Well I actually finished the final movement of ACC7 last night. I just sat down and bipped out the fugue, and then there was very little else left to do. It still needs some polish, but I think it’s a powerful movement, displaying a variety of compositional techniques. If I bip out the other fugue (the one in ACC5) before dinner today, then I could easily finish that movement before I go to London (or even before I go to bed tonight), leaving me with only the 1st movement to complete. This means that actually, I’m back on track, having completed the following over the last week:

1 song.
1 Christmas carol.
1 set of responses.
2 movements of my PhD.

Don’t ask where this burst of compositional energy has come from.
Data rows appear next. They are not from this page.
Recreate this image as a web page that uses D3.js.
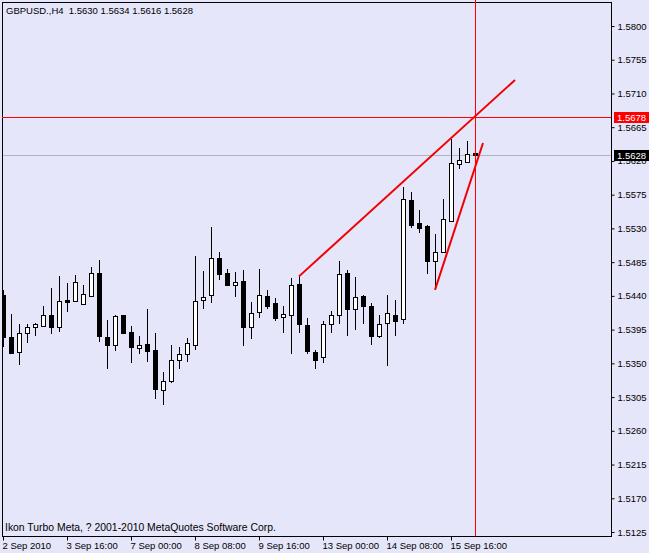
<!DOCTYPE html>
<html><head><meta charset="utf-8">
<script src="https://cdn.jsdelivr.net/npm/d3@7"></script>
<style>
html,body{margin:0;padding:0;background:#E6E6FA;}
svg{display:block;font-family:"Liberation Sans",Arial,sans-serif;}
</style></head>
<body>
<svg id="c" width="649" height="553"></svg>
<script>
// ---- data ----
const openP  = [1.5441,1.5385,1.5365,1.5391,1.5399,1.5400,1.5415,1.5399,1.5434,1.5433,
                1.5429,1.5440,1.5471,1.5385,1.5374,1.5414,1.5392,1.5371,1.5376,1.5368,
                1.5315,1.5326,1.5355,1.5363,1.5375,1.5435,1.5441,1.5491,1.5471,1.5455,
                1.5460,1.5398,1.5418,1.5440,1.5430,1.5412,1.5414,1.5456,1.5401,1.5365,
                1.5358,1.5403,1.5415,1.5470,1.5423,1.5440,1.5426,1.5387,1.5404,1.5415,
                1.5409,1.5568,1.5537,1.5533,1.5486,1.5498,1.5540,1.5616,1.5619,1.5630];
const highP  = [1.5448,1.5416,1.5403,1.5403,1.5404,1.5426,1.5450,1.5467,1.5457,1.5468,
                1.5454,1.5479,1.5488,1.5408,1.5414,1.5415,1.5400,1.5386,1.5423,1.5391,
                1.5338,1.5374,1.5372,1.5384,1.5493,1.5473,1.5532,1.5499,1.5476,1.5472,
                1.5475,1.5432,1.5476,1.5448,1.5437,1.5426,1.5464,1.5466,1.5411,1.5368,
                1.5406,1.5420,1.5487,1.5475,1.5465,1.5441,1.5430,1.5414,1.5441,1.5434,
                1.5585,1.5578,1.5555,1.5534,1.5523,1.5569,1.5649,1.5637,1.5647,1.5634];
const lowP   = [1.5372,1.5362,1.5348,1.5377,1.5386,1.5399,1.5389,1.5392,1.5419,1.5433,
                1.5428,1.5438,1.5379,1.5343,1.5366,1.5390,1.5351,1.5363,1.5352,1.5303,
                1.5294,1.5324,1.5343,1.5352,1.5368,1.5422,1.5431,1.5461,1.5454,1.5439,
                1.5373,1.5382,1.5411,1.5422,1.5407,1.5390,1.5363,1.5391,1.5362,1.5343,
                1.5351,1.5391,1.5403,1.5387,1.5394,1.5402,1.5374,1.5384,1.5347,1.5387,
                1.5403,1.5530,1.5524,1.5469,1.5448,1.5497,1.5539,1.5609,1.5617,1.5616];
const closeP = [1.5385,1.5364,1.5391,1.5399,1.5402,1.5415,1.5399,1.5433,1.5432,1.5459,
                1.5442,1.5470,1.5386,1.5375,1.5413,1.5391,1.5372,1.5375,1.5367,1.5316,
                1.5327,1.5355,1.5362,1.5377,1.5433,1.5439,1.5490,1.5469,1.5455,1.5459,
                1.5399,1.5417,1.5441,1.5426,1.5411,1.5416,1.5454,1.5402,1.5366,1.5354,
                1.5402,1.5414,1.5469,1.5423,1.5439,1.5427,1.5387,1.5403,1.5417,1.5407,
                1.5569,1.5535,1.5531,1.5487,1.5498,1.5543,1.5617,1.5621,1.5629,1.5628];
const timeLabels = ["2 Sep 2010","3 Sep 16:00","7 Sep 00:00","8 Sep 08:00","9 Sep 16:00","13 Sep 00:00","14 Sep 08:00","15 Sep 16:00"];
const timeLabelBars = [0,8,16,24,32,40,48,56];
const priceTicks = [1.5125,1.5170,1.5215,1.5260,1.5305,1.5350,1.5395,1.5440,1.5485,1.5530,1.5575,1.5620,1.5665,1.5710,1.5755,1.5800];
const symbolTitle = "GBPUSD.,H4";
const footerText = "Ikon Turbo Meta, ? 2001-2010 MetaQuotes Software Corp.";
const bidPrice = 1.5628;
const crossBar = 59, crossPrice = 1.5678;
const trendUpper = [{bar:37, price:1.5466},{bar:64, price:1.5728}];
const trendLower = [{bar:54, price:1.5448},{bar:60, price:1.5644}];

// ---- layout ----
const plot = {left:2, top:2, right:611, bottom:536};
const x = d3.scaleLinear().domain([0,59]).range([3,475]);
const y = d3.scaleLinear().domain([1.5125,1.5800]).range([532,26]);
const fmt = d3.format(".4f");
const svg = d3.select("#c");
svg.append("rect").attr("width",649).attr("height",553).attr("fill","#E6E6FA");

svg.append("clipPath").attr("id","pc").append("rect")
  .attr("x",plot.left).attr("y",plot.top).attr("width",plot.right-plot.left).attr("height",plot.bottom-plot.top);
const pg = svg.append("g").attr("clip-path","url(#pc)");

// bid line
pg.append("line").attr("x1",plot.left).attr("x2",plot.right)
  .attr("y1",Math.round(y(bidPrice))+0.5).attr("y2",Math.round(y(bidPrice))+0.5)
  .attr("stroke","#B4B4C0").attr("stroke-width",1);

// candles
const data = openP.map((o,i)=>({i,o,h:highP[i],l:lowP[i],c:closeP[i]}));
const cg = pg.append("g").attr("shape-rendering","crispEdges");
data.forEach(d=>{
  const cx = Math.round(x(d.i))+0.5;
  cg.append("line").attr("x1",cx).attr("x2",cx)
    .attr("y1",Math.round(y(d.h))).attr("y2",Math.round(y(d.l)))
    .attr("stroke","#000");
  const top = Math.round(y(Math.max(d.o,d.c)));
  const bot = Math.round(y(Math.min(d.o,d.c)));
  cg.append("rect").attr("x",cx-2).attr("width",4)
    .attr("y",top+0.5).attr("height",Math.max(bot-top,1))
    .attr("fill", d.c>=d.o ? "#fff" : "#000").attr("stroke","#000");
});

// trend lines
const line = d3.line().x(d=>x(d.bar)).y(d=>y(d.price));
[trendUpper,trendLower].forEach(t=>{
  pg.append("path").attr("d",line(t)).attr("fill","none")
    .attr("stroke","#F00000").attr("stroke-width",2);
});

// border
svg.append("rect").attr("x",plot.left+0.5).attr("y",plot.top+0.5)
  .attr("width",plot.right-plot.left).attr("height",plot.bottom-plot.top)
  .attr("fill","none").attr("stroke","#000").attr("stroke-width",1);

// crosshair (red)
const cxp = Math.round(x(crossBar)), cyp = Math.round(y(crossPrice));
svg.append("rect").attr("x",cxp).attr("y",0).attr("width",1).attr("height",plot.bottom)
  .style("fill","#FF0000").attr("shape-rendering","crispEdges");
svg.append("rect").attr("x",plot.left).attr("y",cyp).attr("width",plot.right-plot.left).attr("height",1)
  .style("fill","#FF0000").attr("shape-rendering","crispEdges");

// y axis
const ya = svg.append("g").attr("transform",`translate(${plot.right+0.5},0)`)
  .call(d3.axisRight(y).tickValues(priceTicks).tickSize(3).tickPadding(3).tickFormat(fmt));
ya.select(".domain").remove();
ya.selectAll("text").attr("font-size","9.5px").attr("font-family","Liberation Sans, Arial, sans-serif").attr("fill","#000");
ya.selectAll("line").attr("stroke","#000");

// x axis
const xa = svg.append("g").attr("transform",`translate(0,${plot.bottom+0.5})`)
  .call(d3.axisBottom(x).tickValues(timeLabelBars).tickSize(4).tickPadding(2)
    .tickFormat((d,i)=>timeLabels[i]));
xa.select(".domain").remove();
xa.selectAll("text").attr("text-anchor","start").attr("dx","-1").attr("font-size","9.5px")
  .attr("font-family","Liberation Sans, Arial, sans-serif").attr("fill","#000");
xa.selectAll("line").attr("stroke","#000");

// price labels on axis
function priceBox(p, bg){
  const yy = Math.round(y(p));
  svg.append("rect").attr("x",plot.right+3).attr("y",yy-5).attr("width",35).attr("height",11).style("fill",bg);
  svg.append("text").attr("x",plot.right+6).attr("y",yy+4).attr("font-size","9.5px").style("fill","#fff").text(fmt(p));
}
priceBox(crossPrice,"#FF0000");
priceBox(bidPrice,"#000000");

// header & footer
svg.append("text").attr("x",6).attr("y",14).attr("font-size","9.5px").attr("fill","#000")
  .style("white-space","pre")
  .text(`${symbolTitle}  ${fmt(openP[59])} ${fmt(highP[59])} ${fmt(lowP[59])} ${fmt(closeP[59])}`);
svg.append("text").attr("x",5).attr("y",531).attr("font-size","10.4px").attr("fill","#000").text(footerText);
</script>
</body></html>
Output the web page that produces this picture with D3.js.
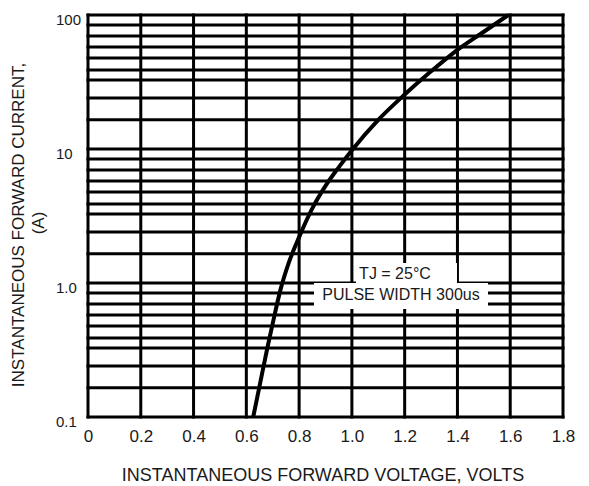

It might be related to the fact that I’ve started intermittent fasting – I only eat between 12 and 8 every day. I hear that there’s substantial research to suggest that fasting for 16 out of every 24 hours increases focus, and I certainly seem to be experiencing that. It also means that I get quite a lot of work done before 12, just to have something to do between getting out of bed and having breakfast.

100 Days – Day 78

Me, to Me:

when will you make an end.jpg

Also Me, replying:

when i am finished.gif

Ok, comparing myself to Pope Julius II and Michaelangelo might be a bit much, but today I wrote the end of my piece. As in, the very end. 56 bars of sheer angelic gold. All I have to do now is finish the fugue in the middle, (which I think is mostly done, to be honest) and then I have this movement finished. With all going well, this might happen today. It is more likely that it will happen on Friday. Either way, after that I’m not doing any more PhD work until I get back from London on Monday.